Il Sessantotto italiano è oggetto di studi da parte di molte discipline che, nel corso degli anni, ne hanno raccontato e analizzato i molteplici aspetti, da quello prettamente politico a quello sociale. Carlo Bianchi, esperto di popular music e addottorato presso la Facoltà di Musicologia di Pavia-Cremona, aggiunge un tassello a questo mosaico pubblicando, per la casa editrice Lim, il saggio Canzoni italiane. 1968-1978. Storia e antropologia.
L’agile volume è un’interessante analisi sul concetto di alternativo in musica e sull’evoluzione delle sette note nel decennio che vide la nascita dei movimenti del ’68 fino al 1978, anno che di fatto chiuse una stagione innovativa, lasciando dietro a sé un’eredità culturale e artistica tutt’ora viva. Anche se alcune manifestazioni si erano già registrate negli antecedenti, si può però osservare come fu proprio in quegli anni che la popular music o musica leggera (concetti sui quali si potrebbe discutere a lungo) fecero proprie le nuove istanze politiche e sociali, andando incontro a una nuova fase di sviluppo: le richieste e le esigenze di una generazione per cui i complessi (come si diceva allora) o i singoli artisti non erano più portatori di un semplice e spensierato divertimento, ma si facevano messaggeri di un impegno che si traduceva in canzoni e album che sono rimaste pietre miliari nella storia della musica.
Musica, società, religione in Italia negli anni settanta
Come ottimamente narrato dall’autore nell’ultimo capitolo del volume, questo impegno da parte di una parte dei giovani (e meno giovani) poteva anche tramutarsi in episodi spiacevoli, come il famoso “processo” inscenato da Autonomia Operaia contro il cantautore Francesco De Gregori il 2 aprile 1976 al Palalido di Milano o i disordini avvenuti nel 1977 durante durante l’esibizione di Carlos Santana, sempre nella città lombarda.

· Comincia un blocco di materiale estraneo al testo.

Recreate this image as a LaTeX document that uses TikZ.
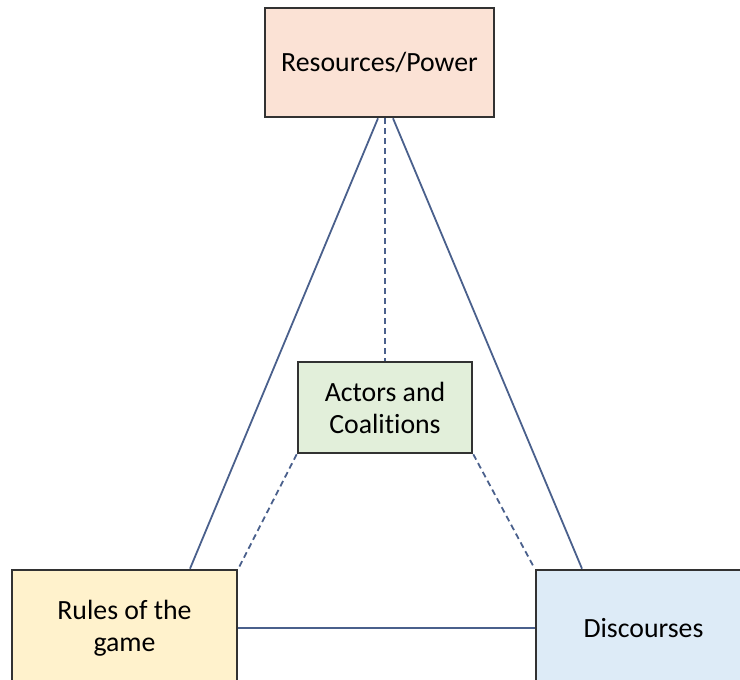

Una violenza che in quella stagione era espressione di una degenerazione delle istanze migliori portate avanti pochi anni prima e che non aveva nulla a che fare con quella “violenza” poetica presente in alcune delle migliori canzoni dell’epoca, come Storia di un impiegato di Fabrizio De Andrè pubblicato nel 1973.
Nei quattro capitoli dedicati alle dialettiche tra musica e società, oltre a quello sulla violenza, molto interessante si rivela il primo dove l’autore dedica le pagine ad analizzare il rapporto tra popular music e cristianesimo. Un legame che i cambiamenti dentro e fuori la Chiesa modificarono, quasi rivoluzionarono, uscendo dai binari classici e riversandosi nella società. Un percorso al quale sicuramente contribuì il Concilio Vaticano II con, ad esempio con l’introduzione della popular music nella liturgia. Un rinnovamento che negli anni a seguire non sempre è stato mantenuto vivo, ma che ha comunque dato i suoi frutti, come spiega molto bene Bianchi.
Sempre nell’abito musica-cristianesimo, l’autore, tra le molteplici esperienze, cita quella di Marcello Giombini che il 27 aprile 1966 (non casualmente a pochi mesi dalla conclusione del Concilio Vaticano II) tenne La messa dei giovani o messa beat, un appuntamento che si rivelò un grande successo di pubblico. Ma furono anche altre le esperienze che cercarono di far dialogare la musica leggera e religione dando vita a “una controcultura laica interessata a un cristianesimo meno teologico e più calato nella quotidianità”. Settore nel quale, ovviamente, va inserito anche quel disco perfetto che è La buona novella di Fabrizio De Andrè del 1970 (a cui abbiamo dedicato già un articolo).
Canzoni italiane. 1968-1978. Storia e antropologia è un saggio che fornisce molteplici spunti per futuri approfondimenti sui singoli temi affrontati: l’ampia e dettagliata bibliografia fornita dall’autore può rivelarsi infatti estremamente utile per chi volesse approfondire i concetti esposti da Bianchi e comprendere quindi come la società e la storia abbiano influenzato e guidato l’arte della musica durante un decennio fondamentale per l’Italia.